→ WHAT TO WORK ON
Reproduce exactly the lines of the material beneath, from the line that contains "Give me the seaborn" to the line that contains "from matplotlib.transforms import", both included, and no other lines.

(Plotting code records)
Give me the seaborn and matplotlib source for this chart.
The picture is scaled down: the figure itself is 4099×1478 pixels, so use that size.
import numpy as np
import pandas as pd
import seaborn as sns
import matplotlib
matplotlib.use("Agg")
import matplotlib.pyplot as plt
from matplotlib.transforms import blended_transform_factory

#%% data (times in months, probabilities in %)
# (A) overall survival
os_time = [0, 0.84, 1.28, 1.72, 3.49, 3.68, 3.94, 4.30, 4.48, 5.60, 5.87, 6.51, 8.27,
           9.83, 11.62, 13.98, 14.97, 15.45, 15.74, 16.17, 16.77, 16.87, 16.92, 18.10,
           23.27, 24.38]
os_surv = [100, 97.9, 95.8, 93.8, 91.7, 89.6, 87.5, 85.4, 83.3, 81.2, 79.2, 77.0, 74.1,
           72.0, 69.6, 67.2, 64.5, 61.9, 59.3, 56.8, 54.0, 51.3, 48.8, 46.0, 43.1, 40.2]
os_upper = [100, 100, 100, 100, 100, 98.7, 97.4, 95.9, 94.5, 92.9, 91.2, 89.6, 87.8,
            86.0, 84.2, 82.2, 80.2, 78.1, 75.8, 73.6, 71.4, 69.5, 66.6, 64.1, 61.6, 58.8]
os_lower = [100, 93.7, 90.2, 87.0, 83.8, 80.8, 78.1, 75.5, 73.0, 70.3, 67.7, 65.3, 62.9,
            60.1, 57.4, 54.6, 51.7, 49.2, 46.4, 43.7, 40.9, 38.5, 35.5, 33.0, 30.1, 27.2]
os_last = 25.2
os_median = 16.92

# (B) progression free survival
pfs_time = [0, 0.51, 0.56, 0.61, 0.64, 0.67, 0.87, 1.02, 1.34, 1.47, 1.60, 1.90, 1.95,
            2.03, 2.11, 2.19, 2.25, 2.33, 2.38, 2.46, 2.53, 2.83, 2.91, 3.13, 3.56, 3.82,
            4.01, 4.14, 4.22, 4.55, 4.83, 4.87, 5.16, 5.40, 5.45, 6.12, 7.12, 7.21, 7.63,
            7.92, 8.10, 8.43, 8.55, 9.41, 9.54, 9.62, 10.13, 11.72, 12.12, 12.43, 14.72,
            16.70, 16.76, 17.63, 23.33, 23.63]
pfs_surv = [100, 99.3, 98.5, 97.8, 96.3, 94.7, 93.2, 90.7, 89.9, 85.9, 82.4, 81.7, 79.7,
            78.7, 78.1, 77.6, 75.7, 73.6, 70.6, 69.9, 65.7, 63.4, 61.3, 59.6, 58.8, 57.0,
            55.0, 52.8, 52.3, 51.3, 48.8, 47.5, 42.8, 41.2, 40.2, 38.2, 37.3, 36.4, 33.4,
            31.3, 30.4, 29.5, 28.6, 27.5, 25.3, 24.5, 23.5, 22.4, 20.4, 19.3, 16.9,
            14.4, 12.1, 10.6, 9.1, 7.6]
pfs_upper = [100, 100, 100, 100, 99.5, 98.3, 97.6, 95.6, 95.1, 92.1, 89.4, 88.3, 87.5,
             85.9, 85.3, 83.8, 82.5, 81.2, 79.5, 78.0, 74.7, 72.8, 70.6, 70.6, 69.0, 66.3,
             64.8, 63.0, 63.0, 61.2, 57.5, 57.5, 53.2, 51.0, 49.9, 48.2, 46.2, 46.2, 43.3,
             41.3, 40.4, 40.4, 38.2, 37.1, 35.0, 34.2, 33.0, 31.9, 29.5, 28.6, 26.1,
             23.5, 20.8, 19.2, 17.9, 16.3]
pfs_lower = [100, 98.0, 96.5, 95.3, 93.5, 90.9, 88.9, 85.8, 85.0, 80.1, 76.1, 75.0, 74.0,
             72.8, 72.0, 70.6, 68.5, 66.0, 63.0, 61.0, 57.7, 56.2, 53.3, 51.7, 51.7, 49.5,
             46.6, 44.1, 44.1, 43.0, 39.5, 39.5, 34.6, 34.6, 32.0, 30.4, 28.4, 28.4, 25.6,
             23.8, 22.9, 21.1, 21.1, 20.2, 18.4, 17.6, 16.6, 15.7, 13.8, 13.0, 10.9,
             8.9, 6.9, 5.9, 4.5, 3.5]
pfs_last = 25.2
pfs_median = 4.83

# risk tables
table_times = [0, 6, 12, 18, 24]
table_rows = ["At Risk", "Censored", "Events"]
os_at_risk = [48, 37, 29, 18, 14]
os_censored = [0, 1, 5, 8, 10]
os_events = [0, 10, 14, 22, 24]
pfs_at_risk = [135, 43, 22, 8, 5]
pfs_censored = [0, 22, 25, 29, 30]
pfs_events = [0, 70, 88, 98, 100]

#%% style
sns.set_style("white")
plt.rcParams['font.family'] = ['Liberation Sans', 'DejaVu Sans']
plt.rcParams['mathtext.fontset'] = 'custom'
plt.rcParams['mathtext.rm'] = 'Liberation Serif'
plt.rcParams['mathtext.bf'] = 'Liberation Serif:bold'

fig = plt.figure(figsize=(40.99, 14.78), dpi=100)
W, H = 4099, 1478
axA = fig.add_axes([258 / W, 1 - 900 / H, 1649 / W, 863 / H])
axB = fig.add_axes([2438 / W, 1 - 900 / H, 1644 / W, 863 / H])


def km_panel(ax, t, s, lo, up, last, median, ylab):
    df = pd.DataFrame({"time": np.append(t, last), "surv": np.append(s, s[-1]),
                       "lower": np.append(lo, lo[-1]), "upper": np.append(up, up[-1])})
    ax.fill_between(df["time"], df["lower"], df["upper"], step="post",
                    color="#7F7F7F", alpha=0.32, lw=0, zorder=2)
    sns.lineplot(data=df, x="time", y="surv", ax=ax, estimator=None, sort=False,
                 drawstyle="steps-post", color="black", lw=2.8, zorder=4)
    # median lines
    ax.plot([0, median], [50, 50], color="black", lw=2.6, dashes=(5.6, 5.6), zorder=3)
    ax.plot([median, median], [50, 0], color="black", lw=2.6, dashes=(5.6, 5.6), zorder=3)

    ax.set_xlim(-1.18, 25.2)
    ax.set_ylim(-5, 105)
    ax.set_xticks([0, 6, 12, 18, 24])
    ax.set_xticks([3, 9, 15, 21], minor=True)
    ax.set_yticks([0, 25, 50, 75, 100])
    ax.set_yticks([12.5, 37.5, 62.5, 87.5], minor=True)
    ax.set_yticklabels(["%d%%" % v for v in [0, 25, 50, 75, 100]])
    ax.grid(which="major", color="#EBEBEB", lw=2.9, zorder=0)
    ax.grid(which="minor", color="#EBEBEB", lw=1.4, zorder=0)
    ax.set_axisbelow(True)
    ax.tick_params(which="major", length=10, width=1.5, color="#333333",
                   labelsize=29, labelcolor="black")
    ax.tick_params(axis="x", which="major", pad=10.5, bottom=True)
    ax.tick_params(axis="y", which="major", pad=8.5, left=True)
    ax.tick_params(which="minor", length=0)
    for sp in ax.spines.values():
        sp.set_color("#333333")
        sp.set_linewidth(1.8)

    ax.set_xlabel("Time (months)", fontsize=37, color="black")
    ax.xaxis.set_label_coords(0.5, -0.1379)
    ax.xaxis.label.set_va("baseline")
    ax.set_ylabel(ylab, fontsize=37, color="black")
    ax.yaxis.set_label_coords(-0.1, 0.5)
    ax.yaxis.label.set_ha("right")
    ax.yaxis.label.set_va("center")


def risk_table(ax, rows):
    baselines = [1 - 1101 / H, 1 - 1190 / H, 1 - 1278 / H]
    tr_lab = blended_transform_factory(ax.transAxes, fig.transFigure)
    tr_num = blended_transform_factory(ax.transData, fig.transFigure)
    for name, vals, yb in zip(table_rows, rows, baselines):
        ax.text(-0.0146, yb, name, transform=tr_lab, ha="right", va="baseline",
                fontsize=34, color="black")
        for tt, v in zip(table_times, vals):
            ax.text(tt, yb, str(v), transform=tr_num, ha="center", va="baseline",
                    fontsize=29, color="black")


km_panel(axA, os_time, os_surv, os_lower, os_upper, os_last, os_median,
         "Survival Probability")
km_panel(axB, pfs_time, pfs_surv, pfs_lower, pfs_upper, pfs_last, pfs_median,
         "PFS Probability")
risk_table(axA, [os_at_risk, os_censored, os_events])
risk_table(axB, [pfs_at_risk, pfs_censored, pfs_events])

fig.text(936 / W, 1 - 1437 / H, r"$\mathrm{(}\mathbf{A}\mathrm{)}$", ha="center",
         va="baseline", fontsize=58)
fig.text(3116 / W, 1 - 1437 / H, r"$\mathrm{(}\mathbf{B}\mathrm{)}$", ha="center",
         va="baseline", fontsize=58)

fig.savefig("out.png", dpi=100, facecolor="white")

==

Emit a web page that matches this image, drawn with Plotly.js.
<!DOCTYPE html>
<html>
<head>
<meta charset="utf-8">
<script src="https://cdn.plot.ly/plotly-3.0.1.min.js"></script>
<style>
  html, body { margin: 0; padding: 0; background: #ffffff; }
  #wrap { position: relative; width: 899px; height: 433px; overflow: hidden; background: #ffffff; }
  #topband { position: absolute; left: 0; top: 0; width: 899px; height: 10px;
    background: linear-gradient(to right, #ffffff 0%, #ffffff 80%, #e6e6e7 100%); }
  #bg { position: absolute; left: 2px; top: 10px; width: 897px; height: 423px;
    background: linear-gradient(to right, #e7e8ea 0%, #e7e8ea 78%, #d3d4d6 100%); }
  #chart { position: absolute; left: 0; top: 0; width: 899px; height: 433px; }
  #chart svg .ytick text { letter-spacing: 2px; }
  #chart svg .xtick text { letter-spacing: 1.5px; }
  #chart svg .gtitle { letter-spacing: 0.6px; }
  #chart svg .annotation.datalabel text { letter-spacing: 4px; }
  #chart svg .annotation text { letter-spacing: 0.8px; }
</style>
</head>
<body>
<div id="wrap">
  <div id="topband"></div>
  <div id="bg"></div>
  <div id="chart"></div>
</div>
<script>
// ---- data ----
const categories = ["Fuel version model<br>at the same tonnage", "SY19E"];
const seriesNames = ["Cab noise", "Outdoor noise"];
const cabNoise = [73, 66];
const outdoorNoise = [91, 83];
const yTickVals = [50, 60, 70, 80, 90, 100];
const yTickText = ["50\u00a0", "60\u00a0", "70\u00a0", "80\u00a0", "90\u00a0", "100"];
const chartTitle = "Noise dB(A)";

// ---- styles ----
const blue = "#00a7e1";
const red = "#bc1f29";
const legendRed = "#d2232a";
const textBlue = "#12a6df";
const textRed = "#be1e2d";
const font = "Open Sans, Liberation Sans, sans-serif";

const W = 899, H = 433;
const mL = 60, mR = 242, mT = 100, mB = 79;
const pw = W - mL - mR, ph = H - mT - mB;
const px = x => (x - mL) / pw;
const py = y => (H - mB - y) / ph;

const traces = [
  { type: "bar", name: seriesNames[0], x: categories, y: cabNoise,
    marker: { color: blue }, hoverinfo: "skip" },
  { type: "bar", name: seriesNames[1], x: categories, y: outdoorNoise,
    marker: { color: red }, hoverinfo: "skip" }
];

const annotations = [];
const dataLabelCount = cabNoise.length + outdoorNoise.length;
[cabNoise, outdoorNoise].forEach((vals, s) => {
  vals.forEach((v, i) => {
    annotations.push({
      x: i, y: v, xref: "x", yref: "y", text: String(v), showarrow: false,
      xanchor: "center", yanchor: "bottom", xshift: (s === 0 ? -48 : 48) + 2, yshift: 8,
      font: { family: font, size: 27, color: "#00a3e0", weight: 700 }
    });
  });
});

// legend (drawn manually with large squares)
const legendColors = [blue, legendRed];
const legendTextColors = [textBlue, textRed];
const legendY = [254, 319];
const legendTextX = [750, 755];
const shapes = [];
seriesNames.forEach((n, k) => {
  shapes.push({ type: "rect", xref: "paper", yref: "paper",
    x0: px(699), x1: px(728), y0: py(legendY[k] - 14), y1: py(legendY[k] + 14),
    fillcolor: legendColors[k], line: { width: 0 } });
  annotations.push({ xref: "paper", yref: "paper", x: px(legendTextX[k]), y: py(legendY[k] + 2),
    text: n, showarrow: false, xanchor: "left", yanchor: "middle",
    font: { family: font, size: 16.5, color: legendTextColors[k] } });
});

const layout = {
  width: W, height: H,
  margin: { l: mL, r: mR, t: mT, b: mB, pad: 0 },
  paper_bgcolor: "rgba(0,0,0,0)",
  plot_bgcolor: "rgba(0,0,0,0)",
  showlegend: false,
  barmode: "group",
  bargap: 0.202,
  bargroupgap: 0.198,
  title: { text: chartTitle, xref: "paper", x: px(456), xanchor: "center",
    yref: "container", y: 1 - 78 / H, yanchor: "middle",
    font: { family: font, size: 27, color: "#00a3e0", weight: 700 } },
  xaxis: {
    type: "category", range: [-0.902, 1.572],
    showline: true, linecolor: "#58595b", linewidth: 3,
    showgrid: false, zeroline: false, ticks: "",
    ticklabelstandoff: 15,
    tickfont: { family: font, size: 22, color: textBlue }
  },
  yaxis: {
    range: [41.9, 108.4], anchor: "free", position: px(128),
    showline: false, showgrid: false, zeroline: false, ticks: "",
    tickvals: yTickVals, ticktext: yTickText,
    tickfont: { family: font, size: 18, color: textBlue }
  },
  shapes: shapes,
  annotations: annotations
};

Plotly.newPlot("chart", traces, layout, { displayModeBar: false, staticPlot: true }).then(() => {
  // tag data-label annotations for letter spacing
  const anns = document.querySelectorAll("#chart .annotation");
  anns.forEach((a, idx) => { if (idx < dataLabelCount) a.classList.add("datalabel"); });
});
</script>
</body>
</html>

--

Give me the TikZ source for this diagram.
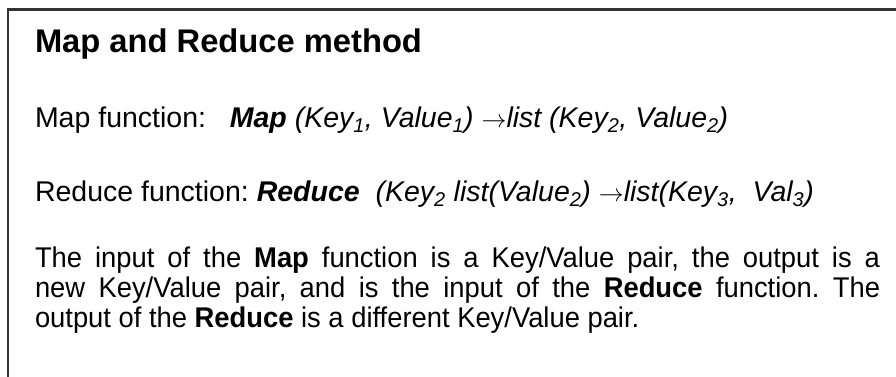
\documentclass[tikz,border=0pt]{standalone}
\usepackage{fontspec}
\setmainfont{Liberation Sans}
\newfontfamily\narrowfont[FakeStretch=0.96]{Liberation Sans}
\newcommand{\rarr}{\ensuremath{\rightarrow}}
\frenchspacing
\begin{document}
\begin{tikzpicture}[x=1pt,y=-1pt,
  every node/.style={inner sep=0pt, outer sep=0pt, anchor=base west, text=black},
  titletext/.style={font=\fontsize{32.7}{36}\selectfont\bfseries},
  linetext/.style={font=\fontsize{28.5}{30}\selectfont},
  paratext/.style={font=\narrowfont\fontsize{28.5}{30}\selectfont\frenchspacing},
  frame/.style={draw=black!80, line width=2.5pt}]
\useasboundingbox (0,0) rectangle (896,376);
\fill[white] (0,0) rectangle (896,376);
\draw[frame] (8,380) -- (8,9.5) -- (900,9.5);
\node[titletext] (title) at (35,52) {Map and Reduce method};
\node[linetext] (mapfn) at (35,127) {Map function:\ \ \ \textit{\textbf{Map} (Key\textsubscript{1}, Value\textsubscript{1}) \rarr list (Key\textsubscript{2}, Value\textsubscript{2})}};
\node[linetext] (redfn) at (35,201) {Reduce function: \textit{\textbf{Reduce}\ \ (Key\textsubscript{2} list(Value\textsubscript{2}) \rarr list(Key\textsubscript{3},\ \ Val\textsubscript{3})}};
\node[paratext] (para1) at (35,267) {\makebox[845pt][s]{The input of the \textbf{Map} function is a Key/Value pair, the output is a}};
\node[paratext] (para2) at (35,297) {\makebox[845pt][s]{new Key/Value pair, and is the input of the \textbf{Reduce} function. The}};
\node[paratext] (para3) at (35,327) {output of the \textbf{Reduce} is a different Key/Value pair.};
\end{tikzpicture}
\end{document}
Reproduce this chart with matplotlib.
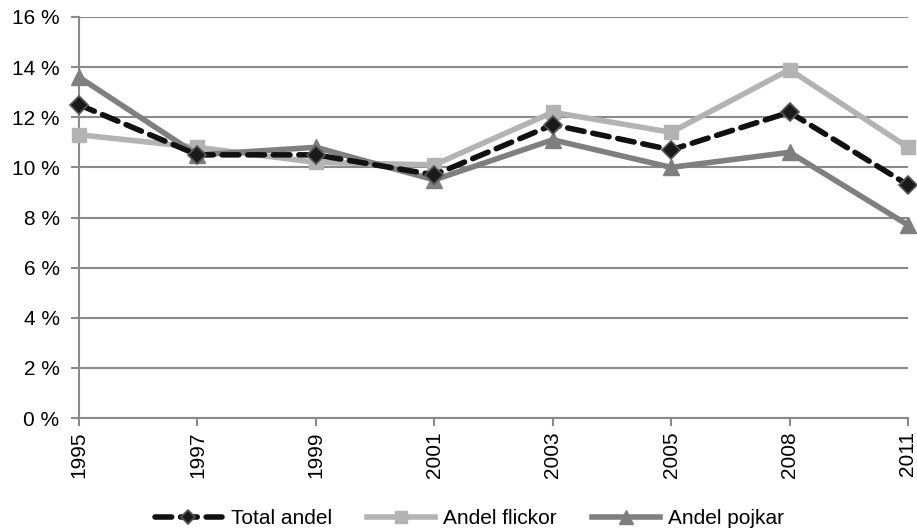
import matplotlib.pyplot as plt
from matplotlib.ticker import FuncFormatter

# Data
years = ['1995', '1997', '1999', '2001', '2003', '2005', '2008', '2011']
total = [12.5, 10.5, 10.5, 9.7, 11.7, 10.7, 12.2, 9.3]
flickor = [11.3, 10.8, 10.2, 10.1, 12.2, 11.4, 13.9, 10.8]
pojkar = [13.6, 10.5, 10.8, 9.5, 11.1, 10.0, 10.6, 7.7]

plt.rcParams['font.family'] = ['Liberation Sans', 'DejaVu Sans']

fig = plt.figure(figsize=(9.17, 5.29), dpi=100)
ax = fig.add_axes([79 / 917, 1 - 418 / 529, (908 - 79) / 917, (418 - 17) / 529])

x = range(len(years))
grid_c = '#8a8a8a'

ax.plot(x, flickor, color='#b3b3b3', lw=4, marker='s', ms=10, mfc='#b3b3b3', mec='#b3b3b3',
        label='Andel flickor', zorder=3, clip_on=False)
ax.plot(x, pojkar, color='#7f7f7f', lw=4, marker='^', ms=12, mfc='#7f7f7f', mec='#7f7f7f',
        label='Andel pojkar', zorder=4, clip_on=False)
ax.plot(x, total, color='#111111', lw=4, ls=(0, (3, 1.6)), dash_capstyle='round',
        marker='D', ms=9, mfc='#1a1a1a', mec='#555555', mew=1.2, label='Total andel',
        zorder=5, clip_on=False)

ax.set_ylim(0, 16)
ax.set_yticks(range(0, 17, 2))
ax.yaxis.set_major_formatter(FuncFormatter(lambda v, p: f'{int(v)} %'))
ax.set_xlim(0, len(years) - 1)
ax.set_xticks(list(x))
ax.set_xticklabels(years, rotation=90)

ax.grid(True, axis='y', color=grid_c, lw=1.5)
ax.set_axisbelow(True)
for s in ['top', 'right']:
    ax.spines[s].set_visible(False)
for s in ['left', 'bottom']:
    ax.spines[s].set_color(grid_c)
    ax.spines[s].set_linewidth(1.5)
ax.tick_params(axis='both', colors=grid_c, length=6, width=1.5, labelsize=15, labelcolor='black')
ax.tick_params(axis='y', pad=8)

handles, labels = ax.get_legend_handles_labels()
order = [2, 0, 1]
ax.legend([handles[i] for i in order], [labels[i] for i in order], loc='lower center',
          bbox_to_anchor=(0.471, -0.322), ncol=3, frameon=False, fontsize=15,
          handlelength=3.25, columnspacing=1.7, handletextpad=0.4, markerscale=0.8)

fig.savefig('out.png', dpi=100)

→ SOLVED EXERCISE
Give me the seaborn and matplotlib source for this chart.
The picture is scaled down: the figure itself is 4099×1478 pixels, so use that size.
import numpy as np
import pandas as pd
import seaborn as sns
import matplotlib
matplotlib.use("Agg")
import matplotlib.pyplot as plt
from matplotlib.transforms import blended_transform_factory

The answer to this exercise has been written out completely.